◆ Goal of the exercise ◆
Your task is to retype the lines between the line with "Emit a Python" and the line with "Type Among Prosumers", inclusive. Copy no pictures and no other lines.

◆ Data excerpts ◆
Begin
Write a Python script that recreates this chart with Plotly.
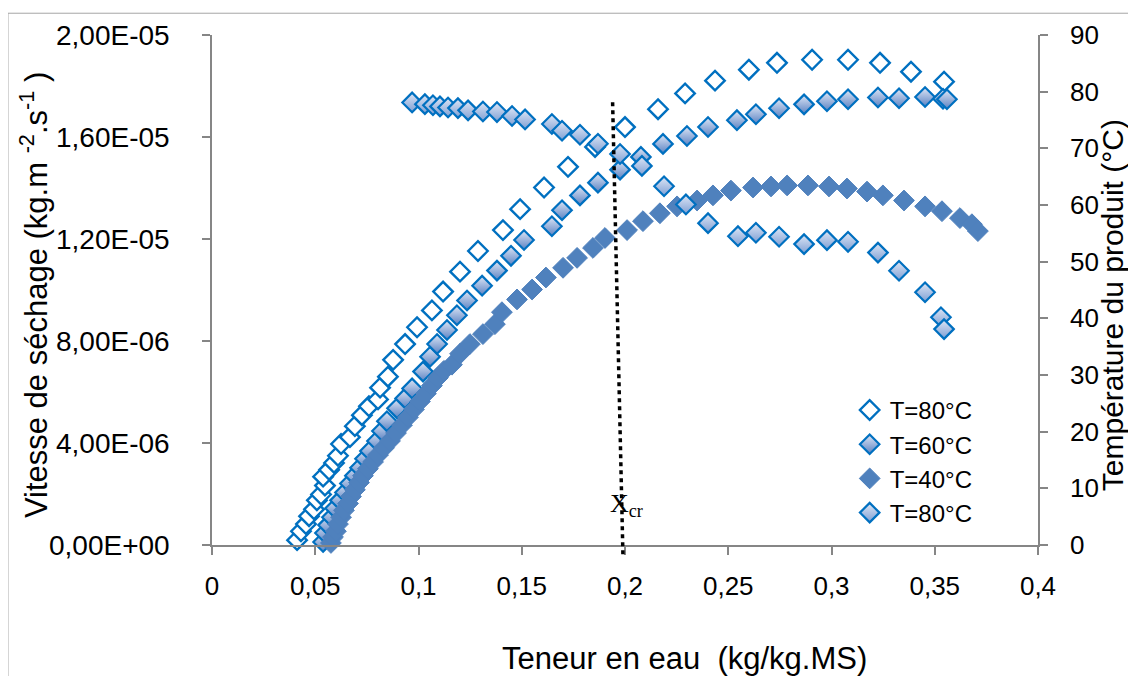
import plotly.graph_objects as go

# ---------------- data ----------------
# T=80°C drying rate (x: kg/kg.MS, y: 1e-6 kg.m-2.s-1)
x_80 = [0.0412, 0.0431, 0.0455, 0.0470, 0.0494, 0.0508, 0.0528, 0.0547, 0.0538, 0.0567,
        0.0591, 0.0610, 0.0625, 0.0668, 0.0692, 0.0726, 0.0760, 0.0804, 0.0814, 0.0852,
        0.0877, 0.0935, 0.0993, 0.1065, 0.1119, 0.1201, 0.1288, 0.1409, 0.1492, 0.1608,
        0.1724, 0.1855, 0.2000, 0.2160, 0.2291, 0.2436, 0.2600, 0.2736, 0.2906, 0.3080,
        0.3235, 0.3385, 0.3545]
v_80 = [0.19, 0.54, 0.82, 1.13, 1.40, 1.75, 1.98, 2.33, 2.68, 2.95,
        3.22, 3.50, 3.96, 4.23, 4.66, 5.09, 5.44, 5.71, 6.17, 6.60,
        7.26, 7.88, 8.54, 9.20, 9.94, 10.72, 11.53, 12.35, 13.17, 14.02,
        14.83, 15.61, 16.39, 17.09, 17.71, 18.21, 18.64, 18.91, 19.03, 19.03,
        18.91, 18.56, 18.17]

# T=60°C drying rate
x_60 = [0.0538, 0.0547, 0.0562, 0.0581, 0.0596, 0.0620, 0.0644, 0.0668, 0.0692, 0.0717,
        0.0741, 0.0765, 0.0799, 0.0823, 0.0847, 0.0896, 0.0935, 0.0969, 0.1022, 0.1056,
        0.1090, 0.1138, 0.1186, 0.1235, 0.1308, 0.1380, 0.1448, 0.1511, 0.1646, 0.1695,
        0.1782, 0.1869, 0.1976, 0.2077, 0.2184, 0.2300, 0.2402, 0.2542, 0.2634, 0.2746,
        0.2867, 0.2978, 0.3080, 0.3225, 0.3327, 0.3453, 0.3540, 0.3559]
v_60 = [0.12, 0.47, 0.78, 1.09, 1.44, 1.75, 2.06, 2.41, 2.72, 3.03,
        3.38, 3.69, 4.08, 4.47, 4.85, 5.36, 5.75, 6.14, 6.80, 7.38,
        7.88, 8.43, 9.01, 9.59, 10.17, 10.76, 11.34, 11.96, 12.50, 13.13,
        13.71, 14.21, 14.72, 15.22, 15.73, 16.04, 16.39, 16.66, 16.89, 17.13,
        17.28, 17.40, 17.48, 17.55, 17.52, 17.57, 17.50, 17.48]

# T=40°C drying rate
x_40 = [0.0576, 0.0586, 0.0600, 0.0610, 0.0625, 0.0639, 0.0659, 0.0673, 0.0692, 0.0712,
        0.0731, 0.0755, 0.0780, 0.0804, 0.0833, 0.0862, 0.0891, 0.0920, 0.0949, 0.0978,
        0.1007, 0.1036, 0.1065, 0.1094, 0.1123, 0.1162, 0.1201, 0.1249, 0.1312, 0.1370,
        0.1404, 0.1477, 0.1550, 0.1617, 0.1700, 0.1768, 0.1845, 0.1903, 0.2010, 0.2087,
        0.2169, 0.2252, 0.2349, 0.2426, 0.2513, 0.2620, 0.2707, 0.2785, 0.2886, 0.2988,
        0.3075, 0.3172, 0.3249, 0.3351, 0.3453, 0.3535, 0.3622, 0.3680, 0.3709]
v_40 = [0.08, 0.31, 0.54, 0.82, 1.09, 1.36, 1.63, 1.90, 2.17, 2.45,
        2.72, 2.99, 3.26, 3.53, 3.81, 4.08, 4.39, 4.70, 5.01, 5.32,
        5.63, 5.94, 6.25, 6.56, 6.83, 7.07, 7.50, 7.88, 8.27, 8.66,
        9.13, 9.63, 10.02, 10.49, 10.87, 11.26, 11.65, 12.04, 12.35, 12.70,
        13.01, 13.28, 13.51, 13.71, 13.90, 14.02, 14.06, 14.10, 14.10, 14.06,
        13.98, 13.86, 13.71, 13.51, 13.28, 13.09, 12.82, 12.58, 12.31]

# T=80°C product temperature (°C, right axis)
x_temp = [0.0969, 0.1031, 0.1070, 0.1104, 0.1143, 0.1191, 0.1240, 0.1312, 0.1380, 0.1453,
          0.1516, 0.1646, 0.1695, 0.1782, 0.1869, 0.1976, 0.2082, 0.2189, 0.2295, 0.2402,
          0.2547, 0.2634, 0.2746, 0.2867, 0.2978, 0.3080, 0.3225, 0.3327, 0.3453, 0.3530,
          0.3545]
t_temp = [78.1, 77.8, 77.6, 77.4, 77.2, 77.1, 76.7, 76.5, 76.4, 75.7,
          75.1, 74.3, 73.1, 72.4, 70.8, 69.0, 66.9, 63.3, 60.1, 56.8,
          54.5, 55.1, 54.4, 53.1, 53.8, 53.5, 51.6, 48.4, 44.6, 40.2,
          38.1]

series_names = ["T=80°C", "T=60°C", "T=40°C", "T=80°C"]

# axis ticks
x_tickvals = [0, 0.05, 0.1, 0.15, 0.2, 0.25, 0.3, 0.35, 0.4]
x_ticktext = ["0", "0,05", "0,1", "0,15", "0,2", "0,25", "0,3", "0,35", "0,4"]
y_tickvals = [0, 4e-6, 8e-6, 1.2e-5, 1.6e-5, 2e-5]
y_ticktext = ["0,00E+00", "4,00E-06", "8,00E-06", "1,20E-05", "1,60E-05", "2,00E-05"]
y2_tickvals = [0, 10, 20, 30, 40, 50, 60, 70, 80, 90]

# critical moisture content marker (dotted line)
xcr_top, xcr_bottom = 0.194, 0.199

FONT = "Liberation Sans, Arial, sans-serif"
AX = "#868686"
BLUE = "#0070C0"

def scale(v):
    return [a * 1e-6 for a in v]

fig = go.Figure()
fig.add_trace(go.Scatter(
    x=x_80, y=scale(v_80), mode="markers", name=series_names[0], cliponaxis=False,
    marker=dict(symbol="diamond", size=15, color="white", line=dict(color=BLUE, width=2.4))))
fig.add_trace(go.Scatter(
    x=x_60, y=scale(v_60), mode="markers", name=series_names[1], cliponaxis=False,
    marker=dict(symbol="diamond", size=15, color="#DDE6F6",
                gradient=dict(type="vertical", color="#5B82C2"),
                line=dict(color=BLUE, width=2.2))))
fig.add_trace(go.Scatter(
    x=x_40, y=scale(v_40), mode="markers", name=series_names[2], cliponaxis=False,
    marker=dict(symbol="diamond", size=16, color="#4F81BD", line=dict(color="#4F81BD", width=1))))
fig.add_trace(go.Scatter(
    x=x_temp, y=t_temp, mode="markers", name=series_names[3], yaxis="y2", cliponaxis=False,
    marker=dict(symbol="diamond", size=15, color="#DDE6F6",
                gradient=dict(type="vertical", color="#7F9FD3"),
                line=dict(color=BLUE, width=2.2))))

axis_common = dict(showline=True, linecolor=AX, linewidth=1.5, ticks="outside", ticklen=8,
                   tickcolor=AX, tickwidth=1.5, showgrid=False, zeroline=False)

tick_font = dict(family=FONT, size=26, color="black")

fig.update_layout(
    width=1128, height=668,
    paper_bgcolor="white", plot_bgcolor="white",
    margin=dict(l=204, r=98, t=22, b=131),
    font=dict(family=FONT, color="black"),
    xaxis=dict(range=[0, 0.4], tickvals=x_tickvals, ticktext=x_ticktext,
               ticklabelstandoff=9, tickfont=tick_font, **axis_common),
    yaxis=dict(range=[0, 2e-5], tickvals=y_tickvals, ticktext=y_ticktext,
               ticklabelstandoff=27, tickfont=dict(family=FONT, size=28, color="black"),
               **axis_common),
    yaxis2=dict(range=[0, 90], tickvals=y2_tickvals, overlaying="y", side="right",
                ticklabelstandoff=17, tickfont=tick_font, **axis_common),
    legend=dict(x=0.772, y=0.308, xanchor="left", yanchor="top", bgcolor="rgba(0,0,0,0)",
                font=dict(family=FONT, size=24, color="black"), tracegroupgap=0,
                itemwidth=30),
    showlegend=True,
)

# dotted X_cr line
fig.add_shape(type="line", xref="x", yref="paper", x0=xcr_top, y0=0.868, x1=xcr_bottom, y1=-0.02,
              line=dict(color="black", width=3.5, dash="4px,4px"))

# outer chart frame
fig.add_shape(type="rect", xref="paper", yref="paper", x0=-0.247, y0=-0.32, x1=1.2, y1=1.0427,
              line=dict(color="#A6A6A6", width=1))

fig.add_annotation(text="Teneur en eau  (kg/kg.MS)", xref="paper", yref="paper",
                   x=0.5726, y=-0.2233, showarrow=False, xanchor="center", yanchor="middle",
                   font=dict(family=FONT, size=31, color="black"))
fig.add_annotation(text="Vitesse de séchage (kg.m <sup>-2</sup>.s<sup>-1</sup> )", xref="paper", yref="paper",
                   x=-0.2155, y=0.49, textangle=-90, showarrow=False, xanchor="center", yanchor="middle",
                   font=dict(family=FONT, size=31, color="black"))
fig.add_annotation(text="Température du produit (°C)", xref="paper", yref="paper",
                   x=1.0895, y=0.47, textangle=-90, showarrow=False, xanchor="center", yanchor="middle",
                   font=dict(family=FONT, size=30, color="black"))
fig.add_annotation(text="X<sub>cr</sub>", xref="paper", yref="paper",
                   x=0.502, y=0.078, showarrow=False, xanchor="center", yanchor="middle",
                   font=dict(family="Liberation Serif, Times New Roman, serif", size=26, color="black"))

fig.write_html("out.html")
End
Begin
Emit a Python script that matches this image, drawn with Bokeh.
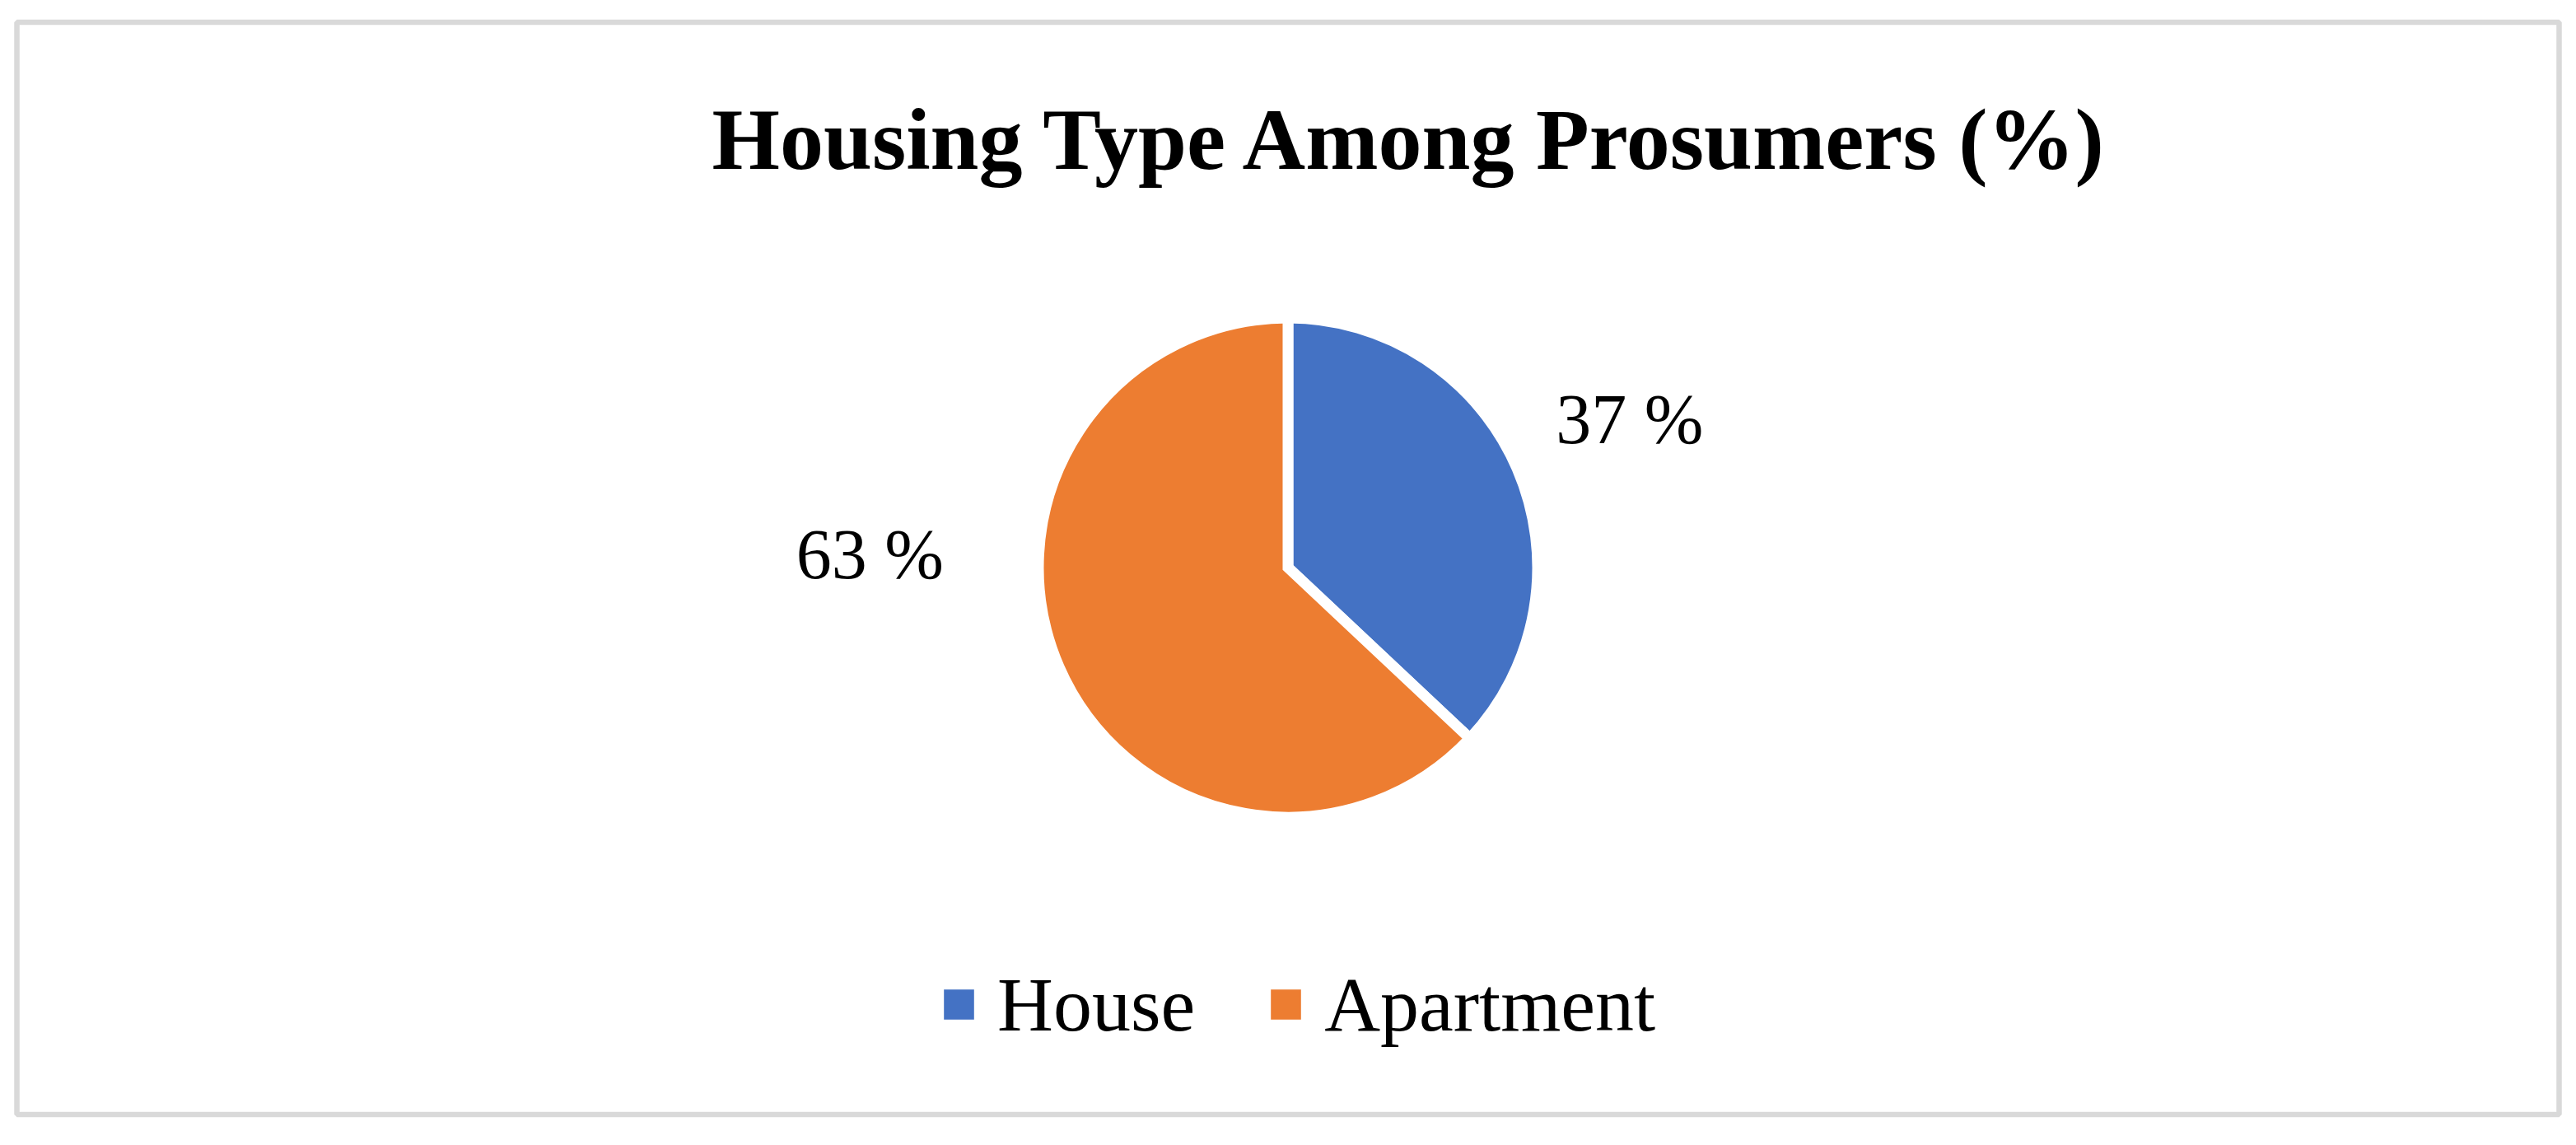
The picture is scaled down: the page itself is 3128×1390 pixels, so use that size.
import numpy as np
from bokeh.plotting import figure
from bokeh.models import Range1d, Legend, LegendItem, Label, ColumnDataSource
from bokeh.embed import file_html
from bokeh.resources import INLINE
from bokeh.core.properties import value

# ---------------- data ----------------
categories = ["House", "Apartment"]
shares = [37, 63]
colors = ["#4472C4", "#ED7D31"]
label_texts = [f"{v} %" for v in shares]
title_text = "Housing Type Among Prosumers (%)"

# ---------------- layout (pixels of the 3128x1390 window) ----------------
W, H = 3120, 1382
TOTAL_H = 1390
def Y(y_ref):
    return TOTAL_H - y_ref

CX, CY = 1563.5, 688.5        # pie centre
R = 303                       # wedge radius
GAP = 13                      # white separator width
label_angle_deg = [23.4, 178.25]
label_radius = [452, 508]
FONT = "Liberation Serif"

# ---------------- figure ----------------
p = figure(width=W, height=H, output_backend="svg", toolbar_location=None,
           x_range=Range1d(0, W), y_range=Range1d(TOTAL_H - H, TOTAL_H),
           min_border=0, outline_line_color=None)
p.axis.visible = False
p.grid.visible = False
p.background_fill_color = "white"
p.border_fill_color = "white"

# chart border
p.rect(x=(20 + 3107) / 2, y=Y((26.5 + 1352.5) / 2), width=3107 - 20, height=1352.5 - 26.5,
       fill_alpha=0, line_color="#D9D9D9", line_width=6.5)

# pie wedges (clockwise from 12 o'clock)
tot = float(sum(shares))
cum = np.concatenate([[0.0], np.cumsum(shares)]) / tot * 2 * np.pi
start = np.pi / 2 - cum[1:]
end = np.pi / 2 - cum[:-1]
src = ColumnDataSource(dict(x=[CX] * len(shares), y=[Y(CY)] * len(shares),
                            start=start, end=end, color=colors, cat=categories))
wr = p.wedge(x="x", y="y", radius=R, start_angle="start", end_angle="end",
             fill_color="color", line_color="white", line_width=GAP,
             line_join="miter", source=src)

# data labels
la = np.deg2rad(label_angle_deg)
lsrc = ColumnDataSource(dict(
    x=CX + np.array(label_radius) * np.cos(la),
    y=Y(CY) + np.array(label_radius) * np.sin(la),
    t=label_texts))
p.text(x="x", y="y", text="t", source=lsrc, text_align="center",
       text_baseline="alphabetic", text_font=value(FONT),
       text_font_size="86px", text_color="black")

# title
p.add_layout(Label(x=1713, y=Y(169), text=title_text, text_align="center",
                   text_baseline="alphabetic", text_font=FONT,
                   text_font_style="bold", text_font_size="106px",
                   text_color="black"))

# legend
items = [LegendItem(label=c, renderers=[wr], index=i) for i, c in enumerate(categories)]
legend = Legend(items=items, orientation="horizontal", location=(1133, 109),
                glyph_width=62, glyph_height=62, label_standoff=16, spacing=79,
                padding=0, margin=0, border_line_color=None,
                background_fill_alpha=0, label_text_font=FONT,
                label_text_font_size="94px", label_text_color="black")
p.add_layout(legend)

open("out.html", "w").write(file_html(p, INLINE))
End
Begin
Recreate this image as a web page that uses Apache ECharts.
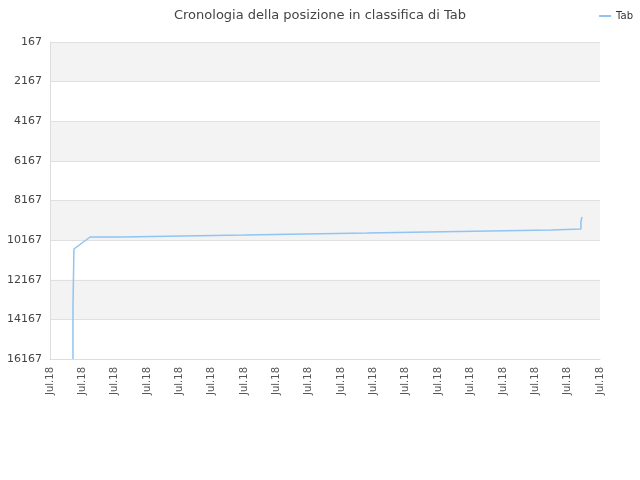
End
◆ Result of this exercise ◆
Emit a Python script that matches this image, drawn with Bokeh.
The picture is scaled down: the page itself is 3128×1390 pixels, so use that size.
import numpy as np
from bokeh.plotting import figure
from bokeh.models import Range1d, Legend, LegendItem, Label, ColumnDataSource
from bokeh.embed import file_html
from bokeh.resources import INLINE
from bokeh.core.properties import value

# ---------------- data ----------------
categories = ["House", "Apartment"]
shares = [37, 63]
colors = ["#4472C4", "#ED7D31"]
label_texts = [f"{v} %" for v in shares]
title_text = "Housing Type Among Prosumers (%)"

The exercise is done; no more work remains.